As part of the SCIONA Community Engagement activities, a SCIONA team embarked on a fieldtrip to conduct household surveys in   Epupa and Okanguati conservancies on the 1st to the 14th of September 2019. The team camped in both Epupa and Okanguati.

The purpose of the fieldtrip was to understand interactions between communities, wildlife and the conservancy, and how these interactions affected or influenced livelihood activities. The fieldtrip involved conducting household surveys using a structured questionnaire through face-to-face interviews. Eighty-eight (88) households were interviewed (47 in Epupa and 41 in Okanguati conservancy) during that period.

For each interviewed household, kraal structures were sampled for a human-carnivore conflict study that will follow soon. The kraal circumference, height and thickness/visibility were measured in order to evaluate the effectiveness of kraal structure in protecting livestock from wildlife attacks. Some community members could be interviewed from their homesteads. However, due to the nomadic nature of the Ovahimba community in Koakoveld, Kunene Region, some interviews were carried out at cattle posts.

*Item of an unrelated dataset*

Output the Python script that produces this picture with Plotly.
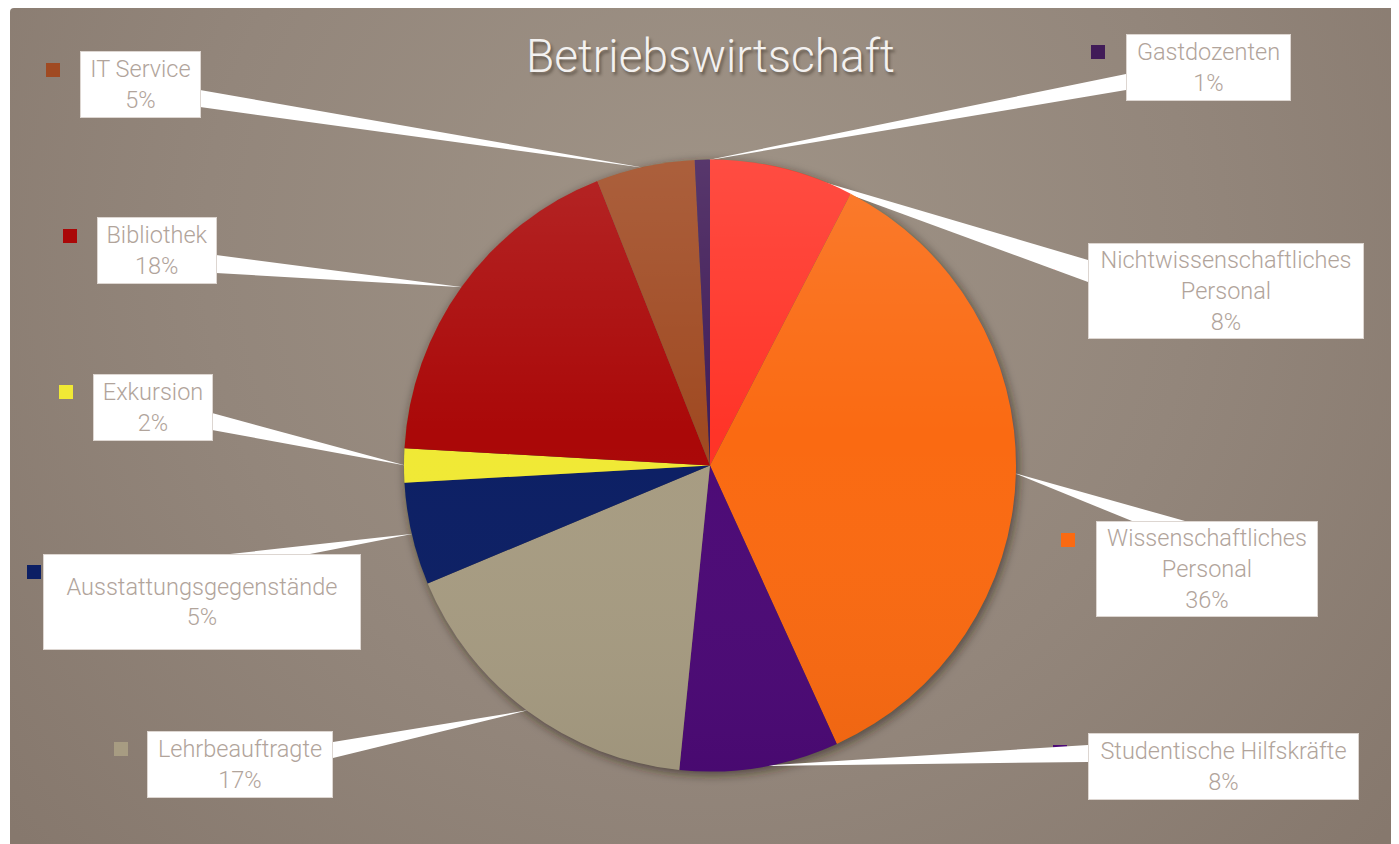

A few interviews were conducted at   water points where the SCIONA team would wait for community members bringing their livestock to drink. For the latter, kraal structure measurements could not be done.

In addition, fieldtrip activities involved training of para-ecologists for data collection using GPS devices. The purpose of this exercise was to enhance the accuracy of data collected by game guards on kill sites through use of modern technology. The conservancy committee would select a community member for such training. Two para-ecologists were trained, one from each conservancy. SCIONA presented a new GPS device and a file to the trained para-ecologists for data collection and preservation.